------ Data segment
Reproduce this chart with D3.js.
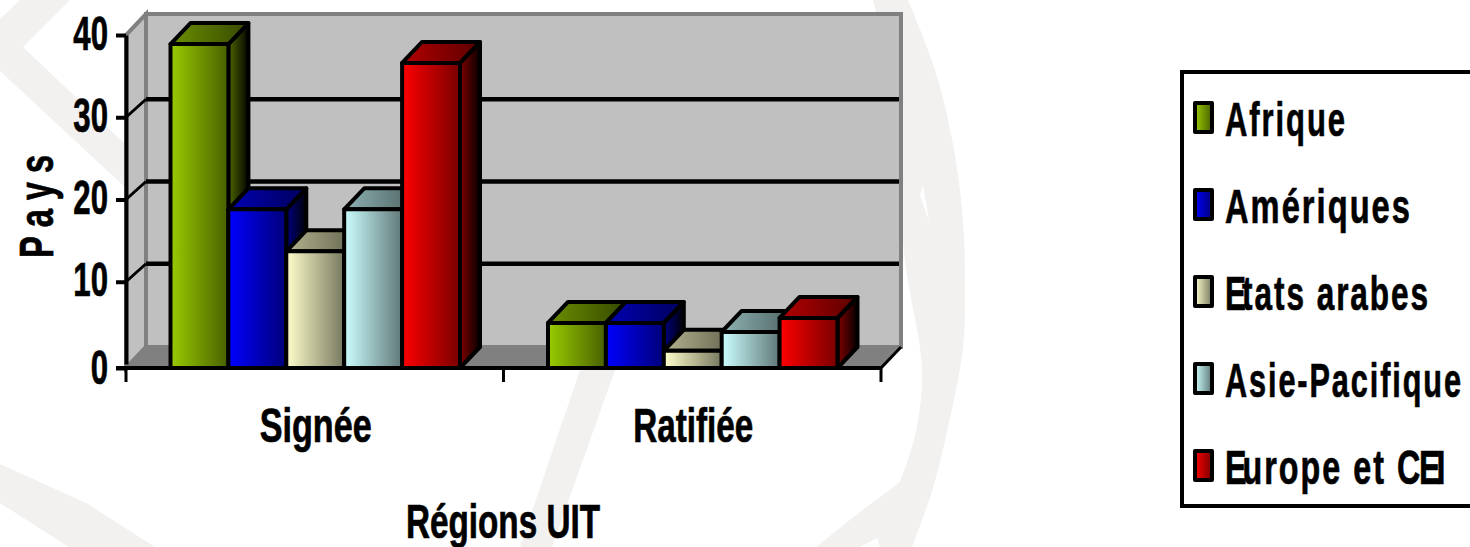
<!DOCTYPE html>
<html>
<head>
<meta charset="utf-8">
<script src="https://cdn.jsdelivr.net/npm/d3@7"></script>
<style>
  html, body { margin: 0; background: #fff; overflow: hidden; }
  text { font-family: "Liberation Sans", Arial, sans-serif; font-weight: bold; fill: #000; font-size: 48px; stroke: #000; stroke-width: 0.7px; }
</style>
</head>
<body>
<div id="chart"></div>
<script>
// data
var categories = ["Signée", "Ratifiée"];
var seriesNames = ["Afrique", "Amériques", "Etats arabes", "Asie-Pacifique", "Europe et CEI"];
var afrique = [38.9, 5];
var ameriques = [18.8, 5];
var etatsArabes = [13.7, 1.6];
var asiePacifique = [18.8, 3.9];
var europeCei = [36.6, 5.6];
var seriesColors = ["#99cc00", "#0000ff", "#ffffcc", "#ccffff", "#ff0000"];
var yTicks = [0, 10, 20, 30, 40];
var seriesValues = [afrique, ameriques, etatsArabes, asiePacifique, europeCei];

var width = 1470, height = 547;

// depth of the fake 3d box
var depthX = 20, depthY = -21, gridDepthY = -18;
// the floor of the box sits a little under the zero of the scale
var yBase = 368;

var svg = d3.select("#chart").append("svg")
    .attr("width", width)
    .attr("height", height)
    .style("display", "block");

var defs = svg.append("defs");

// watermark behind the chart
var watermark = "#f2f1f0";
var wmLine = d3.line().curve(d3.curveCatmullRom);
svg.append("path")
    .attr("fill", watermark)
    .attr("d", "M0,19L20,0L70,0L23,47L300,310L300,350L0,71Z");
svg.append("path")
    .attr("fill", watermark)
    .attr("d", "M0,464L86,503L155,547L69,547L0,503Z");
svg.append("path")
    .attr("fill", watermark)
    .attr("d", "M580,370L615,370L552,547L520,547Z");
svg.append("path")
    .attr("fill", watermark)
    .attr("d", wmLine([[908, 0], [935, 70], [952, 139], [962, 209], [965, 279], [963, 348], [950, 418], [933, 488], [912, 547]])
      + "L880,547L877,538L860,547L816,547L860,512"
      + wmLine([[900, 482], [915, 436], [922, 383], [920, 348], [905, 261], [895, 100], [873, 0]]).replace("M", "L") + "Z");
svg.append("path")
    .attr("fill", "#fff")
    .attr("d", "M923,186L920,195L929,221Z");

// scales
var x = d3.scaleBand()
    .domain(categories)
    .range([126, 881]);

var xInner = d3.scaleBand()
    .domain(seriesNames)
    .range([0, x.bandwidth()])
    .paddingInner(0)
    .paddingOuter(0.76);

var y = d3.scaleLinear()
    .domain([0, 40])
    .range([364, 35]);

function pts(list) {
  return list.map(function(p) { return p.join(","); }).join(" ");
}

var x0 = x.range()[0], x1 = x.range()[1], yTop = y(40);

// left wall, back wall, floor
svg.append("polygon")
    .attr("points", pts([[x0, yBase], [x0 + depthX, yBase + depthY], [x0 + depthX, yTop + depthY], [x0, yTop]]))
    .attr("fill", "#c0c0c0")
    .attr("stroke", "#808080")
    .attr("stroke-width", 4);
svg.append("polygon")
    .attr("points", pts([[x0, yBase], [x1, yBase], [x1 + depthX, yBase + depthY], [x0 + depthX, yBase + depthY]]))
    .attr("fill", "#808080");
svg.append("rect")
    .attr("x", x0 + depthX)
    .attr("y", yTop + depthY)
    .attr("width", x1 - x0)
    .attr("height", yBase - yTop)
    .attr("fill", "#c0c0c0")
    .attr("stroke", "#808080")
    .attr("stroke-width", 4);

// gridlines on the back wall and their diagonals on the left wall
svg.append("g").selectAll("line")
    .data(yTicks.slice(1, 4))
    .join("line")
    .attr("x1", x0 + depthX)
    .attr("x2", x1 + depthX - 2)
    .attr("y1", function(d) { return y(d) + gridDepthY; })
    .attr("y2", function(d) { return y(d) + gridDepthY; })
    .attr("stroke", "#000")
    .attr("stroke-width", 4.5);
svg.append("g").selectAll("line")
    .data(yTicks.slice(1, 4))
    .join("line")
    .attr("x1", x0)
    .attr("x2", x0 + depthX)
    .attr("y1", function(d) { return y(d); })
    .attr("y2", function(d) { return y(d) + gridDepthY; })
    .attr("stroke", "#000")
    .attr("stroke-width", 3);
svg.append("line")
    .attr("x1", x1)
    .attr("x2", x1 + depthX)
    .attr("y1", yBase)
    .attr("y2", yBase + depthY)
    .attr("stroke", "#000")
    .attr("stroke-width", 3);

// gradients, one set per series
function shade(color, k) {
  var c = d3.rgb(color);
  return d3.rgb(c.r * k, c.g * k, c.b * k).formatHex();
}
function gradient(id, from, to) {
  var g = defs.append("linearGradient").attr("id", id);
  g.append("stop").attr("offset", "0%").attr("stop-color", from);
  g.append("stop").attr("offset", "100%").attr("stop-color", to);
}
seriesColors.forEach(function(c, i) {
  gradient("front" + i, c, shade(c, 0.47));
  gradient("top" + i, shade(c, 0.7), shade(c, 0.36));
  gradient("side" + i, shade(c, 0.5), shade(c, 0.02));
});

// bars
var bars = [];
seriesNames.forEach(function(name, i) {
  categories.forEach(function(cat, j) {
    bars.push({cat: cat, name: name, i: i, value: seriesValues[i][j]});
  });
});

var bar = svg.append("g").selectAll("g")
    .data(bars)
    .join("g")
    .attr("stroke", "#000")
    .attr("stroke-width", 4)
    .attr("stroke-linejoin", "round");

function bx(d) { return x(d.cat) + xInner(d.name) + 0.5; }

bar.append("polygon")
    .attr("fill", function(d) { return "url(#side" + d.i + ")"; })
    .attr("points", function(d) {
      var r = bx(d) + xInner.bandwidth();
      return pts([[r, yBase], [r + depthX, yBase + depthY], [r + depthX, y(d.value) + depthY], [r, y(d.value)]]);
    });
bar.append("polygon")
    .attr("fill", function(d) { return "url(#top" + d.i + ")"; })
    .attr("points", function(d) {
      var l = bx(d), r = l + xInner.bandwidth(), t = y(d.value);
      return pts([[l, t], [r, t], [r + depthX, t + depthY], [l + depthX, t + depthY]]);
    });
bar.append("rect")
    .attr("fill", function(d) { return "url(#front" + d.i + ")"; })
    .attr("x", bx)
    .attr("y", function(d) { return y(d.value); })
    .attr("width", xInner.bandwidth())
    .attr("height", function(d) { return yBase - y(d.value); });

// y axis
var yAxis = svg.append("g")
    .attr("transform", "translate(" + x0 + ",0)")
    .call(d3.axisLeft(y).tickValues(yTicks).tickSizeInner(10).tickSizeOuter(0).tickFormat(d3.format("d")));
yAxis.select(".domain").attr("stroke", "#000").attr("stroke-width", 4);
yAxis.selectAll(".tick line")
    .attr("stroke", "#000")
    .attr("stroke-width", 4)
    .attr("transform", function(d) { return d === 0 ? "translate(0,4)" : null; });
yAxis.selectAll(".tick text")
    .attr("x", 0)
    .attr("dy", 0)
    .attr("text-anchor", "end")
    .style("font-size", "48px")
    .attr("transform", function(d) { return "translate(-18," + (d === 0 ? 19 : 14) + ") scale(0.65,1)"; });

// x axis, ticks sit between the groups
svg.append("line")
    .attr("x1", x0 - 10)
    .attr("x2", x1)
    .attr("y1", yBase)
    .attr("y2", yBase)
    .attr("stroke", "#000")
    .attr("stroke-width", 4);
svg.append("line")
    .attr("x1", x0)
    .attr("x2", x0)
    .attr("y1", yBase)
    .attr("y2", yBase + 14)
    .attr("stroke", "#000")
    .attr("stroke-width", 3);
svg.append("g").selectAll("line")
    .data(categories)
    .join("line")
    .attr("x1", function(d) { return x(d) + x.bandwidth(); })
    .attr("x2", function(d) { return x(d) + x.bandwidth(); })
    .attr("y1", yBase)
    .attr("y2", yBase + 14)
    .attr("stroke", "#000")
    .attr("stroke-width", 3);

// squeeze a text to a given width, the picture's labels are all condensed like this
function fit(sel, tx, ty, w, rot) {
  sel.each(function() {
    var k = w / this.getComputedTextLength();
    d3.select(this).attr("transform",
      "translate(" + tx + "," + ty + ")" + (rot ? " rotate(" + rot + ")" : "") + " scale(" + k + ",1)");
  });
}

var catWidths = [112, 120];
svg.append("g").selectAll("text")
    .data(categories)
    .join("text")
    .text(function(d) { return d; })
    .each(function(d, i) {
      fit(d3.select(this), x(d) + x.bandwidth() / 2 - catWidths[i] / 2 + 1, 442, catWidths[i]);
    });

fit(svg.append("text").text("Régions UIT"), 406, 538, 194);

fit(svg.append("text").text("Pays").attr("letter-spacing", 13), 53, 258, 112, -90);

// legend
svg.append("rect")
    .attr("x", 1182)
    .attr("y", 72)
    .attr("width", 400)
    .attr("height", 434)
    .attr("fill", "none")
    .attr("stroke", "#000")
    .attr("stroke-width", 4);

var legendY = d3.scalePoint()
    .domain(seriesNames)
    .range([135, 483]);
var legendWidths = [122, 187, 211, 238, 238];
// the capitals run into the next letter in the picture
var legendDx = ["0", "0", "0 -9", "0", "0 -9 0 0 0 0 0 0 0 0 0 -5 -9"];

var legend = svg.append("g").selectAll("g")
    .data(seriesNames)
    .join("g");

legend.append("rect")
    .attr("x", 1195)
    .attr("y", function(d) { return legendY(d) - 32; })
    .attr("width", 17)
    .attr("height", 29)
    .attr("fill", function(d, i) { return "url(#front" + i + ")"; })
    .attr("stroke", "#000")
    .attr("stroke-width", 4)
    .attr("stroke-linejoin", "round");

legend.append("text")
    .attr("letter-spacing", 3)
    .attr("dx", function(d, i) { return legendDx[i]; })
    .text(function(d) { return d; })
    .each(function(d, i) {
      fit(d3.select(this), 1225, legendY(d) + 1, legendWidths[i]);
    });
</script>
</body>
</html>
------------
With the pictures left out, restate word for word every line of the data above, from the first down to the line that contains "var yBase = 368;".

Reproduce this chart with D3.js.
<!DOCTYPE html>
<html>
<head>
<meta charset="utf-8">
<script src="https://cdn.jsdelivr.net/npm/d3@7"></script>
<style>
  html, body { margin: 0; background: #fff; overflow: hidden; }
  text { font-family: "Liberation Sans", Arial, sans-serif; font-weight: bold; fill: #000; font-size: 48px; stroke: #000; stroke-width: 0.7px; }
</style>
</head>
<body>
<div id="chart"></div>
<script>
// data
var categories = ["Signée", "Ratifiée"];
var seriesNames = ["Afrique", "Amériques", "Etats arabes", "Asie-Pacifique", "Europe et CEI"];
var afrique = [38.9, 5];
var ameriques = [18.8, 5];
var etatsArabes = [13.7, 1.6];
var asiePacifique = [18.8, 3.9];
var europeCei = [36.6, 5.6];
var seriesColors = ["#99cc00", "#0000ff", "#ffffcc", "#ccffff", "#ff0000"];
var yTicks = [0, 10, 20, 30, 40];
var seriesValues = [afrique, ameriques, etatsArabes, asiePacifique, europeCei];

var width = 1470, height = 547;

// depth of the fake 3d box
var depthX = 20, depthY = -21, gridDepthY = -18;
// the floor of the box sits a little under the zero of the scale
var yBase = 368;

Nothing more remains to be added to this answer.